The post escalated, casting the NZF as a Global Green New Scam Tax on Shipping and warning that the US would not adhere “in any shape or form”. He also urged member states to “stand with the US and vote No” at Friday’s session.
Washington and Riyadh additionally sought to recast the IMO’s typical consensus-based adoption into a more “explicit” process that would add hurdles for implementation, particularly for developing economies. While that procedural change did not carry the day, the broader delay does much the same thing by buying time.
Whether that time enables consensus or simply intensifies lobbying is now the central question. Some delegations argue a pause could tighten technical guidance and shore up political support for a law of this scale. Others fear the US will use the window to increase pressure on vulnerable states and fracture the coalition that formed in April.
An 11 August submission from the US argued that the NZF would create a de facto global carbon tax, with inflationary knock-ons for consumers and that zero- and near-zero (ZNZ) fuels remain commercially scarce at scale. It said trajectories for the GHG Fuel Intensity (GFI) metric risked penalising transitional fuels such as LNG and certain biofuels, despite their immediate emissions gains and investment already sunk by owners.
The paper also warned of “excessive” revenue accumulation in the Net-Zero Fund - “at least in the tens of billions of dollars” - without clear guardrails for management and disbursement, and called for guidelines that keep revenue tied tightly to reducing maritime emissions and easing transition costs rather than broader redistribution.
For supply chain leaders, the delay changes timelines but not direction.

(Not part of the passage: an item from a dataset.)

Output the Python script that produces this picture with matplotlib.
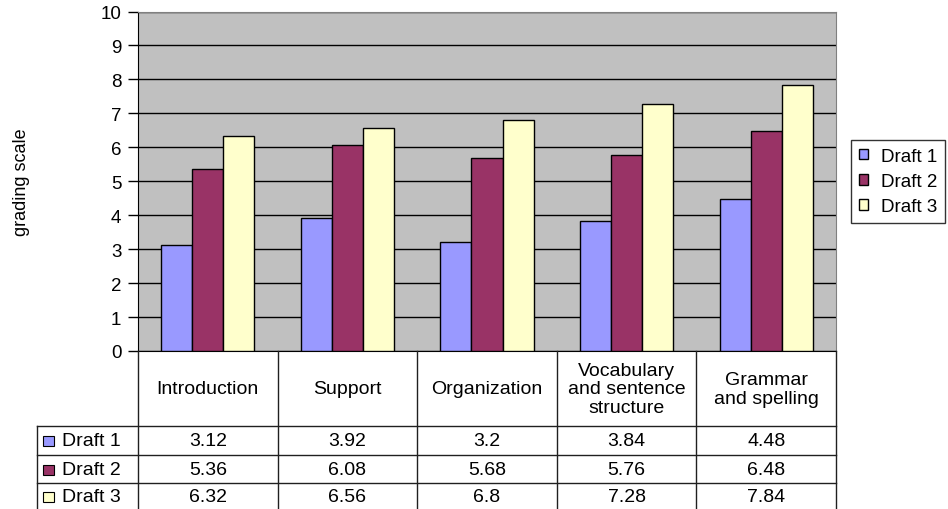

The regulatory arc still bends toward carbon pricing and lifecycle fuel metrics. Procurement teams should assume Scope 3 exposure from ocean freight will face a rising carbon cost, even if the start date is uncertain.
Shippers with diversified fuel strategies and credible efficiency programmes will keep a trading advantage when credit markets arrive. Charterers should tighten clauses that allocate carbon price and performance risk. Ports and 3PLs investing in bunkering and berth-side readiness for methanol, ammonia and shore power have another year to align capex with likely rules.
When the MEPC reconvenes next year, the same fundamentals will be waiting; a fund to accelerate fuel transition and a sector that moves 80% of global trade trying to square climate ambition with affordability and energy security.
Whether the extra time delivers clarity or simply a bigger storm will depend on what happens in capitals - and in the boardroom - over the next 12 months.